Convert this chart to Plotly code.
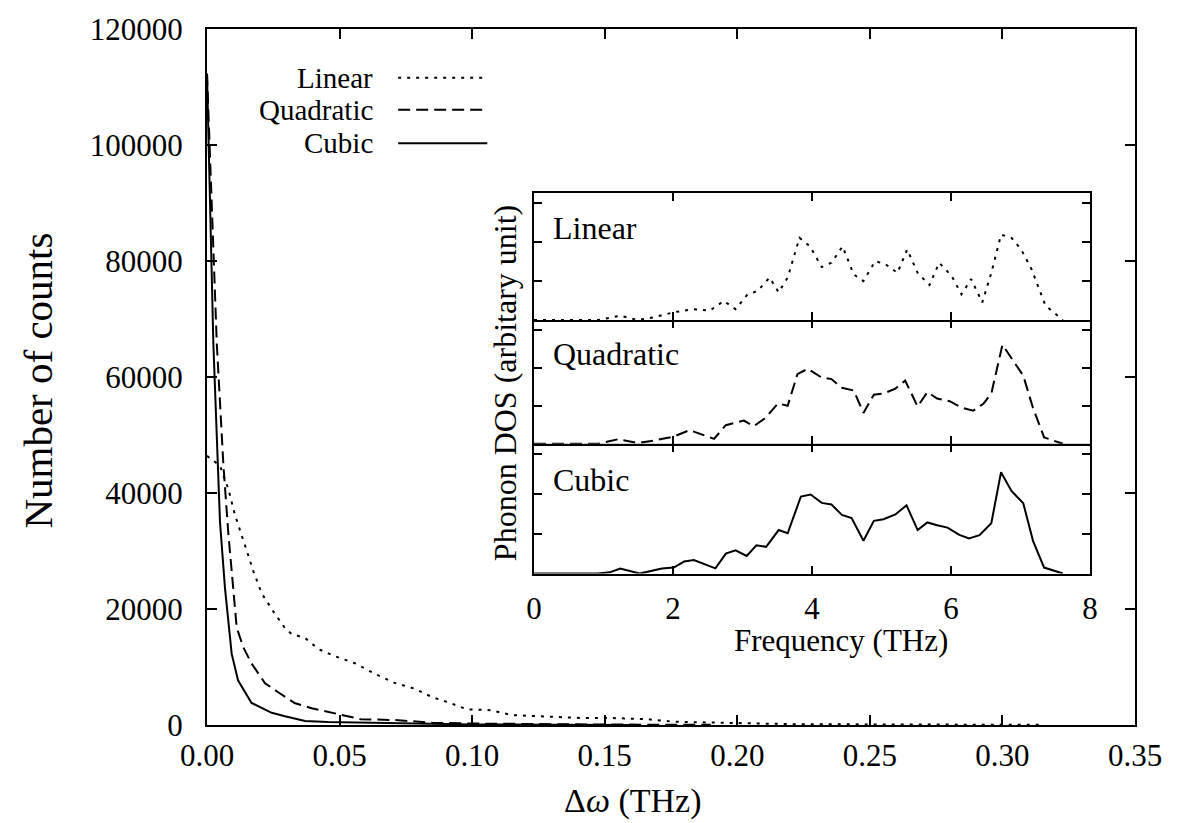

◆ ◆ ◆ ◆

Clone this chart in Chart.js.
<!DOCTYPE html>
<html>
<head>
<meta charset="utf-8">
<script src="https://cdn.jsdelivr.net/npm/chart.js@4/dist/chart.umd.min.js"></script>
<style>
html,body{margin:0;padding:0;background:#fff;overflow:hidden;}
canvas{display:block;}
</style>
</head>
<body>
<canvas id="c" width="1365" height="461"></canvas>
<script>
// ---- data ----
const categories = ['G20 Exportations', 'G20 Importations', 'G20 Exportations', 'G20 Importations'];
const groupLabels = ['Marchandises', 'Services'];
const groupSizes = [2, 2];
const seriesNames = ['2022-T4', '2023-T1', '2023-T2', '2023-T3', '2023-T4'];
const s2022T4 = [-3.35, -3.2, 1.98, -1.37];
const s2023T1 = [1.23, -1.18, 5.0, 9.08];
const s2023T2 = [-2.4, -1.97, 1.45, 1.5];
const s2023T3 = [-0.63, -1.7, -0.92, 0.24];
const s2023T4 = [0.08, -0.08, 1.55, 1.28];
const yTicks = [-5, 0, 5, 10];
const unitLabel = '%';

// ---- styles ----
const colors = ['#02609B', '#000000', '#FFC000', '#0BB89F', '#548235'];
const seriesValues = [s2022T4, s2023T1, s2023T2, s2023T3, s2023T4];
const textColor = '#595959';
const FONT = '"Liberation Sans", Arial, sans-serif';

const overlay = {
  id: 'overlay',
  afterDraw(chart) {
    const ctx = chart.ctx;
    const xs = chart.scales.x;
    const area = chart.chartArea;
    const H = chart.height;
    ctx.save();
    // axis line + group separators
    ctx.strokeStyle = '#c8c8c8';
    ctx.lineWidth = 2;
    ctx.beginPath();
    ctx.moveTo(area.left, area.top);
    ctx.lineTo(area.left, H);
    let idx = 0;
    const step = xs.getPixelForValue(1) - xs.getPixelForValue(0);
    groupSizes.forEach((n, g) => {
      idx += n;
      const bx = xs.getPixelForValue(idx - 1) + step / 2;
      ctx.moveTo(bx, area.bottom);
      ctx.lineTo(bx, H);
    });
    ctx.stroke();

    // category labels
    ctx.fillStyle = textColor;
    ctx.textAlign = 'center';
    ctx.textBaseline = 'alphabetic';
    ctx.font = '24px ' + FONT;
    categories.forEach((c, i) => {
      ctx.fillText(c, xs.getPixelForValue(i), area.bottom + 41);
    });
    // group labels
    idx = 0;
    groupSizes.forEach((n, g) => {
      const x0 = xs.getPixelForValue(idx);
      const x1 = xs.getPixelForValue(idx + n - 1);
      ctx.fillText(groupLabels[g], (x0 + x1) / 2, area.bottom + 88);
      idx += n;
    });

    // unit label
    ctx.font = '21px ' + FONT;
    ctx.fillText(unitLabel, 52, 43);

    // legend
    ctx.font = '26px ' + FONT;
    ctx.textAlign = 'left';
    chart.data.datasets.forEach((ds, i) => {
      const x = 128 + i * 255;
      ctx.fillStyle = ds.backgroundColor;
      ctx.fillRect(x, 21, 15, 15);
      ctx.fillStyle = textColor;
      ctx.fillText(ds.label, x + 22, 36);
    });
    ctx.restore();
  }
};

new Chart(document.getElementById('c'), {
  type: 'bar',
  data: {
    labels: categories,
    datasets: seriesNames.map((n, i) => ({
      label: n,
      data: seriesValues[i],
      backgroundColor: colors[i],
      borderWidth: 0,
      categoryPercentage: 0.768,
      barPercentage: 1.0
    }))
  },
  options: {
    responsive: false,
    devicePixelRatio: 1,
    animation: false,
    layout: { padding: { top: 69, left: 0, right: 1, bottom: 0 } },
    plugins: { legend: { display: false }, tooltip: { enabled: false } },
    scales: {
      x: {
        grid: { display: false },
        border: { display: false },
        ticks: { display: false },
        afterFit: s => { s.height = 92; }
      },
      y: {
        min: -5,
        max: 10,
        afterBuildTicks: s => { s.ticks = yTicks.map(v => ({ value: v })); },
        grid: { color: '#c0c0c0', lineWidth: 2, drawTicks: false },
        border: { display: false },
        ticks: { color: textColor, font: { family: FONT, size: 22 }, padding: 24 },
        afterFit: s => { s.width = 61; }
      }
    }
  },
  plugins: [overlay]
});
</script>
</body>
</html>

◆ ◆ ◆ ◆

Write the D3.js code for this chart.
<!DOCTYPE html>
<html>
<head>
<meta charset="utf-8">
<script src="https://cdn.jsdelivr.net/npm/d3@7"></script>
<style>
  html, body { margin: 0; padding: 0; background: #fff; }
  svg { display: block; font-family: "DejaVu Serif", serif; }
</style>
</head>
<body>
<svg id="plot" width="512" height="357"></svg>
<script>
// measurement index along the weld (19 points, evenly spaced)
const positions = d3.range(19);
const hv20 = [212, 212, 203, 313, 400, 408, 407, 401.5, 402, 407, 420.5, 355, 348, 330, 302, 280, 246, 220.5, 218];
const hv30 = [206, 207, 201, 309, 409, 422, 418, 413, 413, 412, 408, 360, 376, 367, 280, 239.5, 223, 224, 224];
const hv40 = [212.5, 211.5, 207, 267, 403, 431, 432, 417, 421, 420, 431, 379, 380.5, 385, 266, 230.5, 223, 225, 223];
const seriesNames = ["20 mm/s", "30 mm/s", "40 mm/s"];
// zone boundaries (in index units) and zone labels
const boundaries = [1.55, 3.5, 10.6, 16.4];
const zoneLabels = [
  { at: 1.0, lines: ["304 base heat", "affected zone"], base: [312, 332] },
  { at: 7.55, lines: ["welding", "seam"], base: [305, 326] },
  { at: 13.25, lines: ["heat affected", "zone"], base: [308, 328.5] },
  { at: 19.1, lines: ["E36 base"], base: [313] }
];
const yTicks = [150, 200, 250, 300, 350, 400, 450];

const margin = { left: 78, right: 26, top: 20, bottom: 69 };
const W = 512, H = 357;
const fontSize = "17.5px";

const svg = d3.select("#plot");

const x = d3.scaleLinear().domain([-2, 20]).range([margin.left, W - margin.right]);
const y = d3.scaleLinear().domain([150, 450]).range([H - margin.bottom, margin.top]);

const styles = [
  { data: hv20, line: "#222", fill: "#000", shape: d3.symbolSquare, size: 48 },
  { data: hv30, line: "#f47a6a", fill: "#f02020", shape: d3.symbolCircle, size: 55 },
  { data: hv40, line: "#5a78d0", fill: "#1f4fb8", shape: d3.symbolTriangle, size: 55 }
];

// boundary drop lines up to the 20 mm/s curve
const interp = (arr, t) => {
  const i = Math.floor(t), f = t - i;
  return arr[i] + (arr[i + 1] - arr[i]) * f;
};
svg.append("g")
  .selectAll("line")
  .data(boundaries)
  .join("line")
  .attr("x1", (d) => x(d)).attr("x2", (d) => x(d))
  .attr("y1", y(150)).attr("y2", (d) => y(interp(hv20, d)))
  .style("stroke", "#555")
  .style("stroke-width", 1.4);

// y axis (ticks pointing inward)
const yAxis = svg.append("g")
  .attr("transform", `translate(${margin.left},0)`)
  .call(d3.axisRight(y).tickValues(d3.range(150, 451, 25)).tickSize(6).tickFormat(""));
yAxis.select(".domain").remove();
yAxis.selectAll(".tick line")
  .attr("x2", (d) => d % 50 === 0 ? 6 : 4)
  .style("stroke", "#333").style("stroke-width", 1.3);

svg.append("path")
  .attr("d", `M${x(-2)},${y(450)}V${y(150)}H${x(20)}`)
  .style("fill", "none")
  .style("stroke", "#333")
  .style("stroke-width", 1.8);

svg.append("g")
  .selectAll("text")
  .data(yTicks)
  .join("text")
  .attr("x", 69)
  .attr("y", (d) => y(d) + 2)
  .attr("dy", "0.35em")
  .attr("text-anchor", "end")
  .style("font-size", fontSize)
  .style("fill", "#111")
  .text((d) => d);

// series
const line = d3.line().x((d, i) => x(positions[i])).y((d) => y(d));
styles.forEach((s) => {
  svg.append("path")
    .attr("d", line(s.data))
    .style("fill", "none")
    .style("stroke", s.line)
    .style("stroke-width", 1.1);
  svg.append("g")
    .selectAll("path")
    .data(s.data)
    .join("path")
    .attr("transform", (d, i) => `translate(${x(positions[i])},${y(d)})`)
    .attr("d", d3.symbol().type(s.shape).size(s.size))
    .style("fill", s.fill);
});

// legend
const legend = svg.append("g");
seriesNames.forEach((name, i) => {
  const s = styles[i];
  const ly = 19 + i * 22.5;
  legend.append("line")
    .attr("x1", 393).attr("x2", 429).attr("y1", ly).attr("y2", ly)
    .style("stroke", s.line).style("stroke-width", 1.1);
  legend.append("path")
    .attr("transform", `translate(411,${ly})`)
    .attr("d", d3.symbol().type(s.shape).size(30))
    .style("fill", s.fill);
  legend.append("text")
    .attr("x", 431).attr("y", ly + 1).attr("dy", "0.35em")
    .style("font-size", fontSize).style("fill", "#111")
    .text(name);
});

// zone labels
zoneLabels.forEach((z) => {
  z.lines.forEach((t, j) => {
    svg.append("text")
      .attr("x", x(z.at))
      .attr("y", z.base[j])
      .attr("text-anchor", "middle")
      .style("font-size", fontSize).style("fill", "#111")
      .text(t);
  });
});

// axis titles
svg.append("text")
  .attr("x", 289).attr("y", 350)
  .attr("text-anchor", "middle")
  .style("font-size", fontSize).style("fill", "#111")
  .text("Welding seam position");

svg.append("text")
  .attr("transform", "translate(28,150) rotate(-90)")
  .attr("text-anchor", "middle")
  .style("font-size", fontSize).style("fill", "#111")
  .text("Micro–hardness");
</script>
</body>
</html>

◆ ◆ ◆ ◆

**What to work on:**
Within the listing above, give again exactly every line from the line with "Clone this chart in Chart.js." through the line with "ctx.stroke();", both included, and no other line.

**The reply:**
Clone this chart in Chart.js.
<!DOCTYPE html>
<html>
<head>
<meta charset="utf-8">
<script src="https://cdn.jsdelivr.net/npm/chart.js@4/dist/chart.umd.min.js"></script>
<style>
html,body{margin:0;padding:0;background:#fff;overflow:hidden;}
canvas{display:block;}
</style>
</head>
<body>
<canvas id="c" width="1365" height="461"></canvas>
<script>
// ---- data ----
const categories = ['G20 Exportations', 'G20 Importations', 'G20 Exportations', 'G20 Importations'];
const groupLabels = ['Marchandises', 'Services'];
const groupSizes = [2, 2];
const seriesNames = ['2022-T4', '2023-T1', '2023-T2', '2023-T3', '2023-T4'];
const s2022T4 = [-3.35, -3.2, 1.98, -1.37];
const s2023T1 = [1.23, -1.18, 5.0, 9.08];
const s2023T2 = [-2.4, -1.97, 1.45, 1.5];
const s2023T3 = [-0.63, -1.7, -0.92, 0.24];
const s2023T4 = [0.08, -0.08, 1.55, 1.28];
const yTicks = [-5, 0, 5, 10];
const unitLabel = '%';

// ---- styles ----
const colors = ['#02609B', '#000000', '#FFC000', '#0BB89F', '#548235'];
const seriesValues = [s2022T4, s2023T1, s2023T2, s2023T3, s2023T4];
const textColor = '#595959';
const FONT = '"Liberation Sans", Arial, sans-serif';

const overlay = {
  id: 'overlay',
  afterDraw(chart) {
    const ctx = chart.ctx;
    const xs = chart.scales.x;
    const area = chart.chartArea;
    const H = chart.height;
    ctx.save();
    // axis line + group separators
    ctx.strokeStyle = '#c8c8c8';
    ctx.lineWidth = 2;
    ctx.beginPath();
    ctx.moveTo(area.left, area.top);
    ctx.lineTo(area.left, H);
    let idx = 0;
    const step = xs.getPixelForValue(1) - xs.getPixelForValue(0);
    groupSizes.forEach((n, g) => {
      idx += n;
      const bx = xs.getPixelForValue(idx - 1) + step / 2;
      ctx.moveTo(bx, area.bottom);
      ctx.lineTo(bx, H);
    });
    ctx.stroke();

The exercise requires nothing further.